OOH, nice question! This word gets thrown around a lot, but almost nobody ever defines what it is; people usually just imply what it's not. I suppose there's no actual agreed-upon definition of the term, but I'll give it my best.
I feel like humans have 3 major components: the will, the intellect, and the body. These 3 components work in tandem for nearly every activity. The will demands something, the intellect finds a way to carry out that will, and the body implements that strategy. For Smash, you can divide these 3 aspects into motivation, decision-making, and technical skill. Motivation doesn't require much discussion, everyone here has a motivation to play and improve at Smash, I take it. Technical skill, to me, encompasses pretty much everything you do with your controller. Walking forward? Technical skill. Spamming fsmash? Technical skill. These aren't good on their own, but being able to perform any technique consistently constitutes technical skill in my mind. You could probably divide this category further into technical consistency and range of techniques (ideally the two would overlap completely).
Fundamentals, I feel, are everything between these 2 points of motivation and execution that occur within the game. Still, this covers a breadth of things. I'd say to a degree all aspects of fundamentals are important to every character, but as you imply, some characters lean more heavily on certain fundamental skills than others. First, I'll list all the categories with examples that I can think of, though it's probably not an exhaustive list.
- Positioning: Keeping center stage, platform camping, standing beneath platforms to protect from aerials, moving around the stage, taking the edge vs a recovering sheik, spacing (basically positioning when the characters are at a close range)
- Move selection: Choosing attacks that will lead into more damage/combos, using strong attacks only to kill at the right percents, approaching with relatively lagless moves to avoid being punished
- Mindgames: Forming a habit and then breaking it once your opponent has adapted (Conditioning), faking out your opponent (DI left, tech right; empty shorthop to grab; run up to shield), predicting your opponent's decisions (Reading)
Now again, these skills are important for every character, but almost all characters have a focus. Marth, with his great range and movement options focuses mostly on positioning. Move selection is important, but fairly easy to learn with Marth, most of his moves pretty easily divide into the "killing" and "combo" categories, though you may have to know the percents where some moves transition from one to the other. Mindgames are important, but he doesn't depend on them nearly as much as slower characters like Bowser or Ganondorf.

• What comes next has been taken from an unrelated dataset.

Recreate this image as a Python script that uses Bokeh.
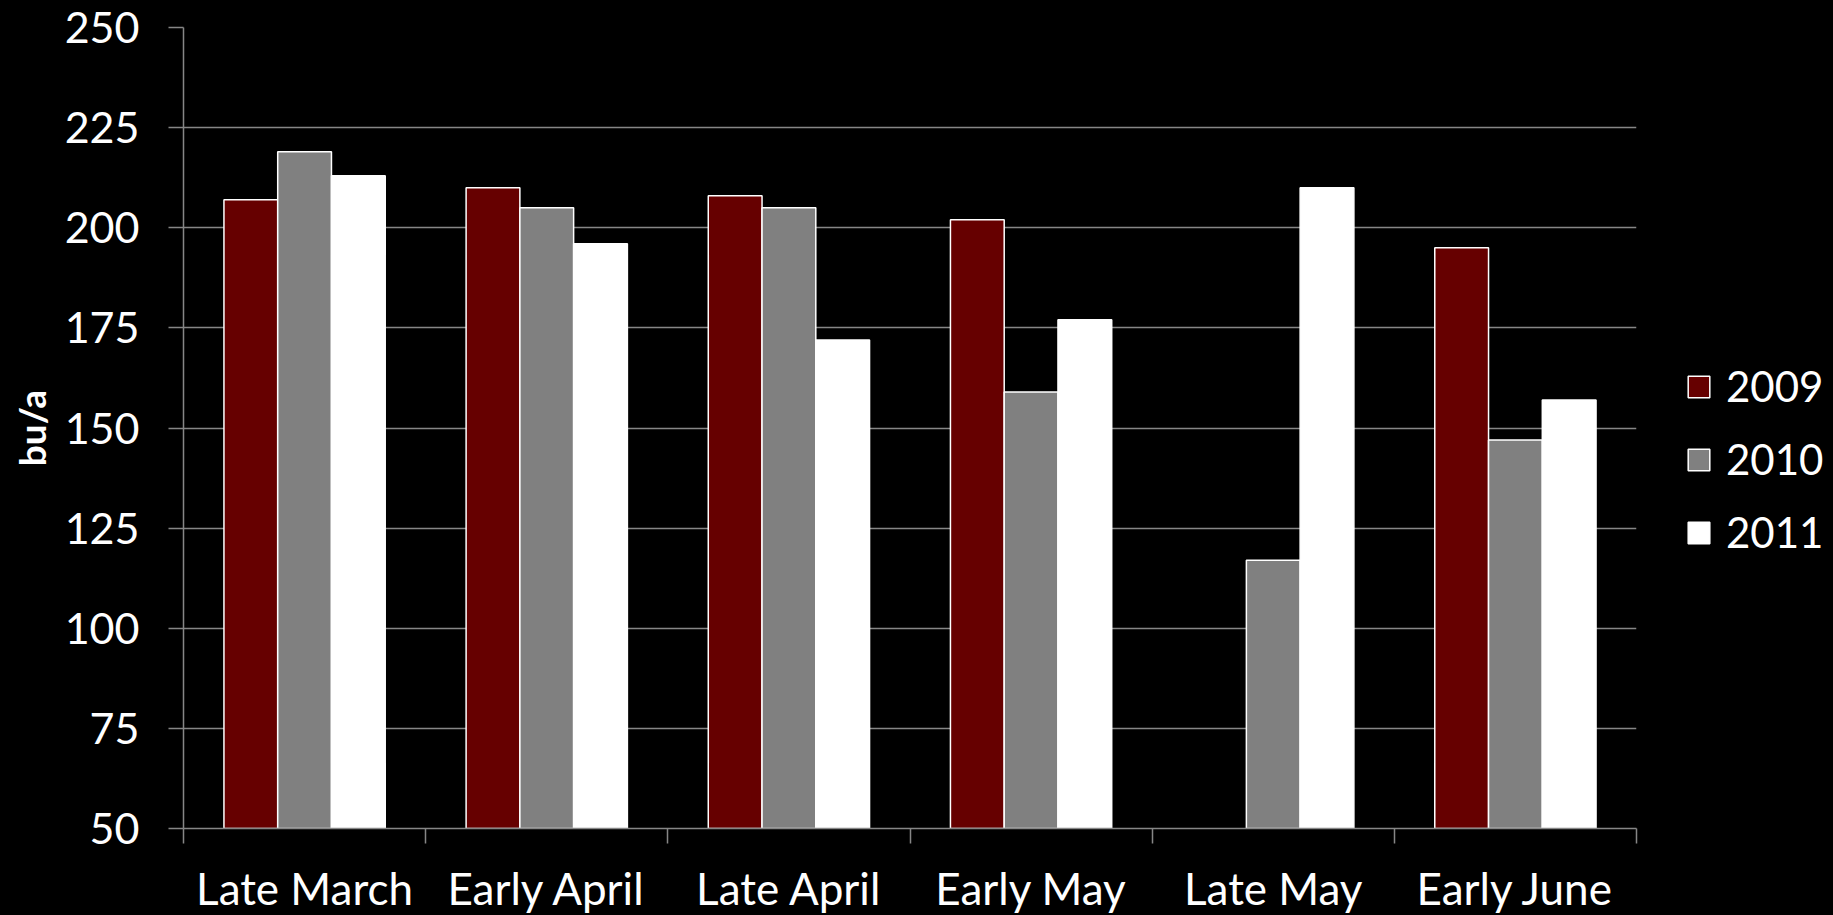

To end, I want to address the big "fundamentals vs tech" debate. I think people acting as if these are on opposite ends of the spectrum are pretty stupid, saying things like "solid fundamentals beat tech skill any day". Fundamentals/tech is not a 75/25 split. It's not even a 50/50 split, it's pretty much a 100/100 split. Want to know what pure tech skill looks like? The 20XX drillshining Fox CPU. Roll past him for the easiest JV5 stock of your life. Want to know what pure fundamentals look like? PPMD's brain in a jar. He knows exactly what to do but can't perform anything. Without one, the other is literally useless. Like I mentioned at the top, tech skill is not only flashy or difficult to perform maneuvers. Wavedashes/dashdancing are technical. Chaingrabs on fox are technical. Short hop fairs, IASA dtilts, utilts without jumping first, all these things fall under technicality despite not being difficult to do. This is why players like Borp (or maybe just Borp fans) bother me, just because they draw from a small pool of techniques doesn't mean they're untechnical. Borp's timing is incredibly precise and most of his movements are executed just as he means them to be. His Sheik is not pure fundamentals, it's just a Sheik who eschews some (I'd not even say half) of her options.
Anyways, I hope this helped, I did spend way too much of this post talking about what fundamentals AREN'T, but I feel it all needed to be said.